The exercise: Quote all of the data exactly as given. Skip every picture it contains.

>> begin Data block

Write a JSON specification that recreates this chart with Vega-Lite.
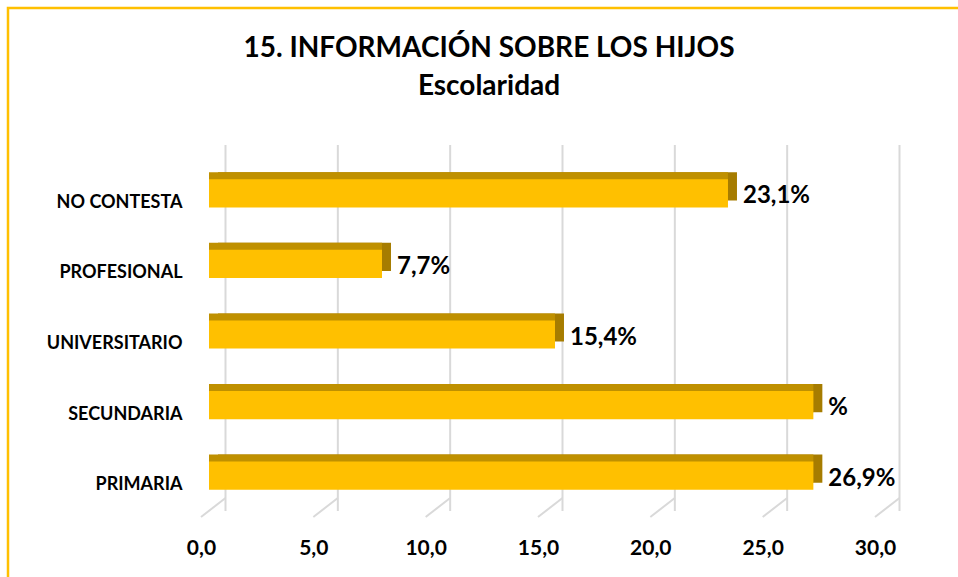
{
  "$schema": "https://vega.github.io/schema/vega-lite/v6.json",
  "width": 674,
  "height": 353,
  "autosize": {"type": "none"},
  "padding": {"left": 209, "top": 158, "right": 75, "bottom": 66},
  "background": "white",
  "config": {"view": {"stroke": null}, "font": "Lato"},
  "title": {
    "text": ["15. INFORMACIÓN SOBRE LOS HIJOS", "Escolaridad"],
    "font": "Lato",
    "fontSize": 28,
    "fontWeight": "bold",
    "color": "#000000",
    "anchor": "middle",
    "frame": "group",
    "lineHeight": 38,
    "offset": -94,
    "dx": -57
  },
  "datasets": {
    "bars": [
      {"categoria": "NO CONTESTA", "porcentaje": 23.1, "etiqueta": "23,1%"},
      {"categoria": "PROFESIONAL", "porcentaje": 7.7, "etiqueta": "7,7%"},
      {"categoria": "UNIVERSITARIO", "porcentaje": 15.4, "etiqueta": "15,4%"},
      {"categoria": "SECUNDARIA", "porcentaje": 26.9, "etiqueta": "%"},
      {"categoria": "PRIMARIA", "porcentaje": 26.9, "etiqueta": "26,9%"}
    ],
    "grid": [{"v": 0}, {"v": 5}, {"v": 10}, {"v": 15}, {"v": 20}, {"v": 25}, {"v": 30}]
  },
  "layer": [
    {
      "data": {"values": [{}]},
      "mark": {"type": "rect", "fill": null, "stroke": "#FFC000", "strokeWidth": 2.5, "xOffset": -201, "yOffset": -150, "x2Offset": 120, "y2Offset": 120},
      "encoding": {
        "x": {"value": 0},
        "x2": {"value": "width"},
        "y": {"value": 0},
        "y2": {"value": "height"}
      }
    },
    {
      "data": {"name": "grid"},
      "mark": {"type": "rule", "color": "#D9D9D9", "strokeWidth": 2, "xOffset": 16.5, "yOffset": -13, "y2Offset": -13},
      "encoding": {
        "x": {"field": "v", "type": "quantitative", "scale": {"domain": [0, 30], "nice": false, "zero": true},
          "axis": {
            "values": [0, 5, 10, 15, 20, 25, 30],
            "labelExpr": "replace(format(datum.value, '.1f'), '.', ',')",
            "domain": false, "ticks": false, "grid": false, "title": null, "labelFlush": false,
            "labelFont": "Lato", "labelFontSize": 21, "labelFontWeight": "bold", "labelColor": "#000000",
            "labelPadding": 26, "labelOffset": -8, "labelBaseline": "top"
          }
        }
      }
    },
    {
      "data": {"name": "grid"},
      "mark": {"type": "rule", "color": "#D9D9D9", "strokeWidth": 2, "xOffset": 16.5, "x2Offset": -8, "yOffset": -13, "y2Offset": 6},
      "encoding": {
        "x": {"field": "v", "type": "quantitative"},
        "x2": {"field": "v"},
        "y": {"value": "height"},
        "y2": {"value": "height"}
      }
    },
    {
      "data": {"name": "bars"},
      "layer": [
        {
          "mark": {"type": "bar", "color": "#A67C00", "xOffset": 9, "x2Offset": 9, "yOffset": -7, "y2Offset": -7},
          "encoding": {
            "x": {"field": "porcentaje", "type": "quantitative"},
            "y": {"field": "categoria", "type": "nominal", "sort": null,
              "scale": {"paddingInner": 0.6, "paddingOuter": 0.3},
              "axis": {"title": null, "domain": false, "ticks": false, "grid": false,
                "labelFont": "Lato", "labelFontSize": 18, "labelFontWeight": "bold", "labelColor": "#000000",
                "labelPadding": 27, "labelOffset": 9.5}
            }
          }
        },
        {
          "mark": {"type": "bar", "color": "#BF9000", "xOffset": 0, "x2Offset": 9, "yOffset": -7, "y2Offset": -7},
          "encoding": {
            "x": {"field": "porcentaje", "type": "quantitative"},
            "y": {"field": "categoria", "type": "nominal", "sort": null}
          }
        },
        {
          "mark": {"type": "bar", "color": "#FFC000"},
          "encoding": {
            "x": {"field": "porcentaje", "type": "quantitative"},
            "y": {"field": "categoria", "type": "nominal", "sort": null}
          }
        },
        {
          "mark": {"type": "text", "align": "left", "baseline": "middle", "dx": 15, "dy": 3, "font": "Lato", "fontSize": 24, "fontWeight": "bold", "color": "#000000"},
          "encoding": {
            "x": {"field": "porcentaje", "type": "quantitative"},
            "y": {"field": "categoria", "type": "nominal", "sort": null},
            "text": {"field": "etiqueta"}
          }
        }
      ]
    }
  ]
}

>> end Data block

Exercise response:
Write a JSON specification that recreates this chart with Vega-Lite.
{
  "$schema": "https://vega.github.io/schema/vega-lite/v6.json",
  "width": 674,
  "height": 353,
  "autosize": {"type": "none"},
  "padding": {"left": 209, "top": 158, "right": 75, "bottom": 66},
  "background": "white",
  "config": {"view": {"stroke": null}, "font": "Lato"},
  "title": {
    "text": ["15. INFORMACIÓN SOBRE LOS HIJOS", "Escolaridad"],
    "font": "Lato",
    "fontSize": 28,
    "fontWeight": "bold",
    "color": "#000000",
    "anchor": "middle",
    "frame": "group",
    "lineHeight": 38,
    "offset": -94,
    "dx": -57
  },
  "datasets": {
    "bars": [
      {"categoria": "NO CONTESTA", "porcentaje": 23.1, "etiqueta": "23,1%"},
      {"categoria": "PROFESIONAL", "porcentaje": 7.7, "etiqueta": "7,7%"},
      {"categoria": "UNIVERSITARIO", "porcentaje": 15.4, "etiqueta": "15,4%"},
      {"categoria": "SECUNDARIA", "porcentaje": 26.9, "etiqueta": "%"},
      {"categoria": "PRIMARIA", "porcentaje": 26.9, "etiqueta": "26,9%"}
    ],
    "grid": [{"v": 0}, {"v": 5}, {"v": 10}, {"v": 15}, {"v": 20}, {"v": 25}, {"v": 30}]
  },
  "layer": [
    {
      "data": {"values": [{}]},
      "mark": {"type": "rect", "fill": null, "stroke": "#FFC000", "strokeWidth": 2.5, "xOffset": -201, "yOffset": -150, "x2Offset": 120, "y2Offset": 120},
      "encoding": {
        "x": {"value": 0},
        "x2": {"value": "width"},
        "y": {"value": 0},
        "y2": {"value": "height"}
      }
    },
    {
      "data": {"name": "grid"},
      "mark": {"type": "rule", "color": "#D9D9D9", "strokeWidth": 2, "xOffset": 16.5, "yOffset": -13, "y2Offset": -13},
      "encoding": {
        "x": {"field": "v", "type": "quantitative", "scale": {"domain": [0, 30], "nice": false, "zero": true},
          "axis": {
            "values": [0, 5, 10, 15, 20, 25, 30],
            "labelExpr": "replace(format(datum.value, '.1f'), '.', ',')",
            "domain": false, "ticks": false, "grid": false, "title": null, "labelFlush": false,
            "labelFont": "Lato", "labelFontSize": 21, "labelFontWeight": "bold", "labelColor": "#000000",
            "labelPadding": 26, "labelOffset": -8, "labelBaseline": "top"
          }
        }
      }
    },
    {
      "data": {"name": "grid"},
      "mark": {"type": "rule", "color": "#D9D9D9", "strokeWidth": 2, "xOffset": 16.5, "x2Offset": -8, "yOffset": -13, "y2Offset": 6},
      "encoding": {
        "x": {"field": "v", "type": "quantitative"},
        "x2": {"field": "v"},
        "y": {"value": "height"},
        "y2": {"value": "height"}
      }
    },
    {
      "data": {"name": "bars"},
      "layer": [
        {
          "mark": {"type": "bar", "color": "#A67C00", "xOffset": 9, "x2Offset": 9, "yOffset": -7, "y2Offset": -7},
          "encoding": {
            "x": {"field": "porcentaje", "type": "quantitative"},
            "y": {"field": "categoria", "type": "nominal", "sort": null,
              "scale": {"paddingInner": 0.6, "paddingOuter": 0.3},
              "axis": {"title": null, "domain": false, "ticks": false, "grid": false,
                "labelFont": "Lato", "labelFontSize": 18, "labelFontWeight": "bold", "labelColor": "#000000",
                "labelPadding": 27, "labelOffset": 9.5}
            }
          }
        },
        {
          "mark": {"type": "bar", "color": "#BF9000", "xOffset": 0, "x2Offset": 9, "yOffset": -7, "y2Offset": -7},
          "encoding": {
            "x": {"field": "porcentaje", "type": "quantitative"},
            "y": {"field": "categoria", "type": "nominal", "sort": null}
          }
        },
        {
          "mark": {"type": "bar", "color": "#FFC000"},
          "encoding": {
            "x": {"field": "porcentaje", "type": "quantitative"},
            "y": {"field": "categoria", "type": "nominal", "sort": null}
          }
        },
        {
          "mark": {"type": "text", "align": "left", "baseline": "middle", "dx": 15, "dy": 3, "font": "Lato", "fontSize": 24, "fontWeight": "bold", "color": "#000000"},
          "encoding": {
            "x": {"field": "porcentaje", "type": "quantitative"},
            "y": {"field": "categoria", "type": "nominal", "sort": null},
            "text": {"field": "etiqueta"}
          }
        }
      ]
    }
  ]
}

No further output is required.